The Elektor department for tools, equipment, kits also contains some really useful articles: Some of my more recent articles include the DVB-T USB sticks as DAB radio and QI chargers for smartphones (which will be appearing shortly) and for these I used a plug-in USB tester to take measurements of USB voltage and current drawn by the USB devices. I am now however in possession of a similar but much more capable measurement device. What additional features does this neat bit of test gear offer?

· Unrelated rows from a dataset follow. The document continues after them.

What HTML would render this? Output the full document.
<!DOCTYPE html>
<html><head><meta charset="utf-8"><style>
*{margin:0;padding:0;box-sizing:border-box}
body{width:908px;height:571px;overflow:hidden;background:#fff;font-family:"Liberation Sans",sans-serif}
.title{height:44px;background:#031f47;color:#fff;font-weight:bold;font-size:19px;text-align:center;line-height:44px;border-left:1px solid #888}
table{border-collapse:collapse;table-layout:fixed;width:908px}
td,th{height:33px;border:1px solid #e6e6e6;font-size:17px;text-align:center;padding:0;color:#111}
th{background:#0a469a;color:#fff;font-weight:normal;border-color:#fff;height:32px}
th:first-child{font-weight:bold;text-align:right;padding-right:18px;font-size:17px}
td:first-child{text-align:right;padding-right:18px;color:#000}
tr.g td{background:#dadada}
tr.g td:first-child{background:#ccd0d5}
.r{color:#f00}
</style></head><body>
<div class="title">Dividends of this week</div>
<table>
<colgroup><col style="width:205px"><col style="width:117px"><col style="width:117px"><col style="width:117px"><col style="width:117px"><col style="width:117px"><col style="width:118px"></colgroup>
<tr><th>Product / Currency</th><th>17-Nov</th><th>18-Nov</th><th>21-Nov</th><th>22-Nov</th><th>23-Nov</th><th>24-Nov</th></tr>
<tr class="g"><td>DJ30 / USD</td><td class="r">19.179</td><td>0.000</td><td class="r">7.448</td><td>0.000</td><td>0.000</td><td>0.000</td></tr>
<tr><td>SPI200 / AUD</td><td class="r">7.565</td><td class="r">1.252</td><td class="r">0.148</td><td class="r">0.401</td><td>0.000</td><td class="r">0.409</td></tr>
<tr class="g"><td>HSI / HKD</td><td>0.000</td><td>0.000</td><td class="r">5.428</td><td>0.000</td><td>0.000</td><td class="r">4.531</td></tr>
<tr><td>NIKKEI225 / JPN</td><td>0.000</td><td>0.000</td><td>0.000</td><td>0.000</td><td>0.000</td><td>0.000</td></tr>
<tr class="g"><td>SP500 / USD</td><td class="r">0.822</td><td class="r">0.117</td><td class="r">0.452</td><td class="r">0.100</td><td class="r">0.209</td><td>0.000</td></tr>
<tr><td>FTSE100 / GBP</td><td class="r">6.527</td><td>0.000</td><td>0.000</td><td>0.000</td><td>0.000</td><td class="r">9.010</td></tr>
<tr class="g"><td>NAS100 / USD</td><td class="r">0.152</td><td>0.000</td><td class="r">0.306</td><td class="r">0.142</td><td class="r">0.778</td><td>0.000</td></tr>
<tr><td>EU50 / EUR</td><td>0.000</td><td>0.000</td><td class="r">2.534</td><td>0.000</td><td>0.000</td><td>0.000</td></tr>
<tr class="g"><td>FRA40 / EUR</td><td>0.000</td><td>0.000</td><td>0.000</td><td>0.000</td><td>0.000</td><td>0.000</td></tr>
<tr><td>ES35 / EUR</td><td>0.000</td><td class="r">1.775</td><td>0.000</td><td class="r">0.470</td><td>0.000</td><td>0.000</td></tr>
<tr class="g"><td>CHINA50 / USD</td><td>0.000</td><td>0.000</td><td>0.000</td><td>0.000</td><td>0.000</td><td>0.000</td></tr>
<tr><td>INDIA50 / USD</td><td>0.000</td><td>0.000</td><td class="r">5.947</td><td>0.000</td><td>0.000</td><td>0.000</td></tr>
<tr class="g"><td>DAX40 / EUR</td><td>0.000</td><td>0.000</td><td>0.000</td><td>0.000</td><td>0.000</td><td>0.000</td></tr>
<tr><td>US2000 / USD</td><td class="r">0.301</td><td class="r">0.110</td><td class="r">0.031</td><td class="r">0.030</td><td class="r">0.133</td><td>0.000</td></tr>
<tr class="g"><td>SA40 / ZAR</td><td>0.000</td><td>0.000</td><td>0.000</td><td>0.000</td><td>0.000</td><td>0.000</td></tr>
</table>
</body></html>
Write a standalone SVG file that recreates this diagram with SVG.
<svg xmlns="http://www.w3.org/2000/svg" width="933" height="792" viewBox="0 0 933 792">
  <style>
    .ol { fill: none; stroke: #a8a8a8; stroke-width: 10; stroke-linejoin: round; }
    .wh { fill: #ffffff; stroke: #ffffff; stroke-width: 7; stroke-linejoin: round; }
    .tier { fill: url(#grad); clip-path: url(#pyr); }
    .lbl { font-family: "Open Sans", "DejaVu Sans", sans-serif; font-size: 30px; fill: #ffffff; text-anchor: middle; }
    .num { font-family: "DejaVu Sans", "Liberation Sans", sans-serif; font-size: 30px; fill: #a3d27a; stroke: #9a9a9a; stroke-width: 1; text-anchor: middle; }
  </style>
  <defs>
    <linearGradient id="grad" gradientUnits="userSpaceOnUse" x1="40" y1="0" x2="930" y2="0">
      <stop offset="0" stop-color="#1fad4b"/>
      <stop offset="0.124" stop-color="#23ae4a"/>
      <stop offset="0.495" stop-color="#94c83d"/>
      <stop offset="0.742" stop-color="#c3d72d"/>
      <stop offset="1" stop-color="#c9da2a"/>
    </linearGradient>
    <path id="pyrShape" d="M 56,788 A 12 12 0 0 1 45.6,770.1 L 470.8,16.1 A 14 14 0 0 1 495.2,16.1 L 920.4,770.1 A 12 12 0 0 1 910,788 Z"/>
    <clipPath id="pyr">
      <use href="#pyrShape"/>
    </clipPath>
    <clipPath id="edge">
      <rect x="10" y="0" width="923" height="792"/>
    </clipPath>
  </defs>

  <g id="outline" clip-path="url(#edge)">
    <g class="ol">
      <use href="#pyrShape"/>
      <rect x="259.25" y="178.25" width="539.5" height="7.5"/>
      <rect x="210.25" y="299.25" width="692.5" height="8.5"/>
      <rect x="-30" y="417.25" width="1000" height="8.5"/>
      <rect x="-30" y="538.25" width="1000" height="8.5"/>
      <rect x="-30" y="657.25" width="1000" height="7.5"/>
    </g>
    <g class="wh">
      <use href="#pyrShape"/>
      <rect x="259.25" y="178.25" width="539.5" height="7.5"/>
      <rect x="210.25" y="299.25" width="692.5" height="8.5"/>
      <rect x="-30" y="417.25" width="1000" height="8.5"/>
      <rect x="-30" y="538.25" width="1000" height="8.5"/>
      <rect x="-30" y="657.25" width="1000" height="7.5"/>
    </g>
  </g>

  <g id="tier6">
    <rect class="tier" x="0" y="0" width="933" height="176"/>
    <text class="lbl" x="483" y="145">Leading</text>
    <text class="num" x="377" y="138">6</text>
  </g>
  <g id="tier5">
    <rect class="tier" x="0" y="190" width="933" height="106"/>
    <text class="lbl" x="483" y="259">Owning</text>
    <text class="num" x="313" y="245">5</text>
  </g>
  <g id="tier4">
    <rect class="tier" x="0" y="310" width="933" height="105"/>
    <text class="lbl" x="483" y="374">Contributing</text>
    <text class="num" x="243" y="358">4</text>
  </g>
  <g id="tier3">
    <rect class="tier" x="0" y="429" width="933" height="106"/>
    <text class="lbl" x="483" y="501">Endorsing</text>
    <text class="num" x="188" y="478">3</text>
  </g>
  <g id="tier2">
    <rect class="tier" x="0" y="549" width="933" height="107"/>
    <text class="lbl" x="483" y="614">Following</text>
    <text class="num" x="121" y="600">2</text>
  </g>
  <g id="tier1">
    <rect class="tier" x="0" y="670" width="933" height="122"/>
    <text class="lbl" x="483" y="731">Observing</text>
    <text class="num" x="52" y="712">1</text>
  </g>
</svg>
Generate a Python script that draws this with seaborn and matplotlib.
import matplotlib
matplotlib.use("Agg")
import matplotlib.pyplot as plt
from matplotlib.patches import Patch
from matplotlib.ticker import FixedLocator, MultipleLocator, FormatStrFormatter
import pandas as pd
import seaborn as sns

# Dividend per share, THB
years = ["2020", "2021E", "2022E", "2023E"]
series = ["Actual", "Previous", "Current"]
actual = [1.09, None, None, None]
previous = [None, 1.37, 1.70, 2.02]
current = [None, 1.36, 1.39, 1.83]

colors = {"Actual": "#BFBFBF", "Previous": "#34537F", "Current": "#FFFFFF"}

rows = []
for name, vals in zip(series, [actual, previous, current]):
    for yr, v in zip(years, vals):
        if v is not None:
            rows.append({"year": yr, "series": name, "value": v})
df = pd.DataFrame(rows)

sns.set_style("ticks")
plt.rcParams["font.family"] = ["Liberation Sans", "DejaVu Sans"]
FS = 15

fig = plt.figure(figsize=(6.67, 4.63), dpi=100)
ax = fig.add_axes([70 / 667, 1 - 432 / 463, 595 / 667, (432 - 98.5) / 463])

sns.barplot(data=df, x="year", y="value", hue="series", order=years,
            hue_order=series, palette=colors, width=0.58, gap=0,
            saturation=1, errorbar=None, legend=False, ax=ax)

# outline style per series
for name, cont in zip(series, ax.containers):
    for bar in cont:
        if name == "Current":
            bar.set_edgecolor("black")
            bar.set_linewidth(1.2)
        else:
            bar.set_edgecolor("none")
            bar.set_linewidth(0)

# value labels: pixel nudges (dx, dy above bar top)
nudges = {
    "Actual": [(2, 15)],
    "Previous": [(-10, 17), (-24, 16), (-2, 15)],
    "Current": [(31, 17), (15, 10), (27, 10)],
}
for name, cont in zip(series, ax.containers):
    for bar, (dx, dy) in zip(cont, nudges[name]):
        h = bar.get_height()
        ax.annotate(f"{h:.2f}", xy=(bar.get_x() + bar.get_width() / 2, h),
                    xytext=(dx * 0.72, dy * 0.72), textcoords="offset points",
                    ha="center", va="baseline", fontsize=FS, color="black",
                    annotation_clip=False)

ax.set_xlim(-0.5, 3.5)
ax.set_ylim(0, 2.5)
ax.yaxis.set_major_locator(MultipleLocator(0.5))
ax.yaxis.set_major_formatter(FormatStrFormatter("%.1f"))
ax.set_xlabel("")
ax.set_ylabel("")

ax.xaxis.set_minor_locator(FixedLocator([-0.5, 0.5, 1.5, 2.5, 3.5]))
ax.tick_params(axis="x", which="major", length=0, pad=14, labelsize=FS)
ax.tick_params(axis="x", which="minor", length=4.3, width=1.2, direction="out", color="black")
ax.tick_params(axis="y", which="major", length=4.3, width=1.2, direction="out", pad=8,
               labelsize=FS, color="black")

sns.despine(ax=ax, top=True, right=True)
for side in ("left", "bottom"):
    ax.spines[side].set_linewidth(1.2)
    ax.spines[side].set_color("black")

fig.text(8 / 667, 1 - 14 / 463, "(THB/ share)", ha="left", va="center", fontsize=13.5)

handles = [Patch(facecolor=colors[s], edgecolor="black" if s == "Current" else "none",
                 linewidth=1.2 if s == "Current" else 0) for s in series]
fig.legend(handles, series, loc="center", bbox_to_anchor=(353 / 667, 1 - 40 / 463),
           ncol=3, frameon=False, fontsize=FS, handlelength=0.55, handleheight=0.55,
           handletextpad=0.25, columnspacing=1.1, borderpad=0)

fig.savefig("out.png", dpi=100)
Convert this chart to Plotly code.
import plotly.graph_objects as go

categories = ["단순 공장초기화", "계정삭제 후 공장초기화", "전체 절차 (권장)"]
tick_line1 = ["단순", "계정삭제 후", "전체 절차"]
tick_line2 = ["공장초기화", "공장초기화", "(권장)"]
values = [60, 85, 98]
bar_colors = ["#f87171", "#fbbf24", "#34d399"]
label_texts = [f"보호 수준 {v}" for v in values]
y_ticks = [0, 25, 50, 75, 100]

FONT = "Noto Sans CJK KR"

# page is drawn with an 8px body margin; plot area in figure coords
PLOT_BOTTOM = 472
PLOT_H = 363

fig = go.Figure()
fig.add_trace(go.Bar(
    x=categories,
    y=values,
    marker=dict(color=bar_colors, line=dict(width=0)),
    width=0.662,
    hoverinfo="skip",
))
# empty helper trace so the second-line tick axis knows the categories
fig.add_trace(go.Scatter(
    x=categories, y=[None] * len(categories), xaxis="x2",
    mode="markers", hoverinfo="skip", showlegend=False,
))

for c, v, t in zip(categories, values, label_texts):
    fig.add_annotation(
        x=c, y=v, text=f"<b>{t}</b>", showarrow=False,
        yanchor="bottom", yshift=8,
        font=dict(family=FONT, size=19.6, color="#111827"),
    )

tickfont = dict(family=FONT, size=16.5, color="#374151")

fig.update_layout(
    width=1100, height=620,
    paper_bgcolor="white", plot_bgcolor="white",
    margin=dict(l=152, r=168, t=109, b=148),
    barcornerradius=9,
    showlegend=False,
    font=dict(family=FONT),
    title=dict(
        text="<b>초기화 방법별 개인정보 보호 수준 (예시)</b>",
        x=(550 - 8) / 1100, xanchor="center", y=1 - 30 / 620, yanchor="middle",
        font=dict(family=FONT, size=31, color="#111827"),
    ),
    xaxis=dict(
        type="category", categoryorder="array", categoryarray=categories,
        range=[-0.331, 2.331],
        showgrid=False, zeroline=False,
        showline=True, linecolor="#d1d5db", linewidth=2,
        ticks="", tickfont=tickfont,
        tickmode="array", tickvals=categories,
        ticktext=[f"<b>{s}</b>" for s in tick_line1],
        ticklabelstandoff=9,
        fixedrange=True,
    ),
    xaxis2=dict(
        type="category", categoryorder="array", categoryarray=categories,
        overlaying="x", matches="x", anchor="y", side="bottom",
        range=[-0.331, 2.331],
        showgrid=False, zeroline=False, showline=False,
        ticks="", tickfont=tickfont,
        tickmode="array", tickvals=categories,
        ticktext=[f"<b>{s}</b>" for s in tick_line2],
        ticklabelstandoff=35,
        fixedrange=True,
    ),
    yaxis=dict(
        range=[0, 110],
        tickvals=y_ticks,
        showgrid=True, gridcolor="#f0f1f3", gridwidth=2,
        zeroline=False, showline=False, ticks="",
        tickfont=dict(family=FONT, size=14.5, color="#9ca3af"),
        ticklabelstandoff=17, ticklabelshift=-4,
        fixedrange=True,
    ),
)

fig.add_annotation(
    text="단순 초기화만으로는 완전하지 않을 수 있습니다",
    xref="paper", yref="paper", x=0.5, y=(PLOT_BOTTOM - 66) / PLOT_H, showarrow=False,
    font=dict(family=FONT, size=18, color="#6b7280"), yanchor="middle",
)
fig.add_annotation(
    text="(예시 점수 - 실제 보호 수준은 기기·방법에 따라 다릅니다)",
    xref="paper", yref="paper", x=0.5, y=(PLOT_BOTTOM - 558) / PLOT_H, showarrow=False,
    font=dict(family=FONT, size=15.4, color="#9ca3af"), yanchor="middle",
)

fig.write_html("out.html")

Maybe you are just curious and want to find out how much power a device plugged into a USB port is drawing. Alternatively you maybe developing a USB-powered device and wish to find, more precisely how much energy it takes, either way you will usually use a USB breakout board together with a multimeter in between the USB port and device to measure voltage and current. There is however a far more convenient alternative which does away with the need for any hookup wires, breakout boards or additional equipment…

Measuring USB power

A USB-Stick in a tin.
Industry has not overlooked the fact that there are now billions of USB ports the world over, and many of the USB devices plugged into the ports can, now and again misbehave and cause problems. Engineers are curious by nature and like to find out what’s going on so that when a similar situation arises they know where to look for a solution. Often it is first necessary to isolate the USB device by inserting an adapter board in the USB connection to make current and voltage measurements. Even better is to use a USB tester which has all the measuring capabilities built-in.

A simple USB tester

It is possible to buy for just a few pounds or dollars, a really basic plug-in USB tester which uses a three-character (7-segment) LED read-out to indicate voltage and current values. For many applications this may be all you need to give a rough idea of what’s happening at the USB port. These offer a measuring resolution of 10 mV (which may be acceptable) but only 10 mA current resolution (which is often not precise enough) making these low-cost versions more suitable for general purpose testing. To make measurements in the articles listed, I therefore needed ‘something better’ in the form of a stick called the ‘USB Safety Tester’ which comes in at just under €20 and provides better measurement resolution, more features and a small black and white OLED display. One important consideration to be aware of when measuring USB devices such as Qi chargers is that they are able to supply a voltage level up to 20 V to achieve faster charging for the Quick Charge standard. That voltage level would be enough to fry a simple cheap USB tester.

A USB tester with color display

Under the lid
It’s logical that any Super-Duper USB tester has got to meet all the criteria listed above, so it must be able to cope with Quick Charge voltage levels and accurately make measurements with high resolution. Any other additional features it has will also be gladly accepted.
So here it is; the new tester. Not in the usual plastic blister pack but in a cool Altoids-like metal box with a window in the lid.

It certainly looks good and what’s better is the built-in 1.44" (3.7 cm) diagonal display, its color LCD means it’s bright and really easy to read under different lighting conditions, in addition to the type number (UM25C), you can see that thanks to its five-character display, it is able to show voltage measurements with 1 mV resolution and current measurements with 0.1 mA resolution. What more could you possibly want?

It goes without saying that the tester also has loads more functions available. It can show the battery charging process (in mAh and mWh) and monitor the load resistance and actual power. As for USB sockets there are of course more than just the standard USB-A. When you pop off the box lid a QR code is revealed which takes you to a website with extensive instructions and software.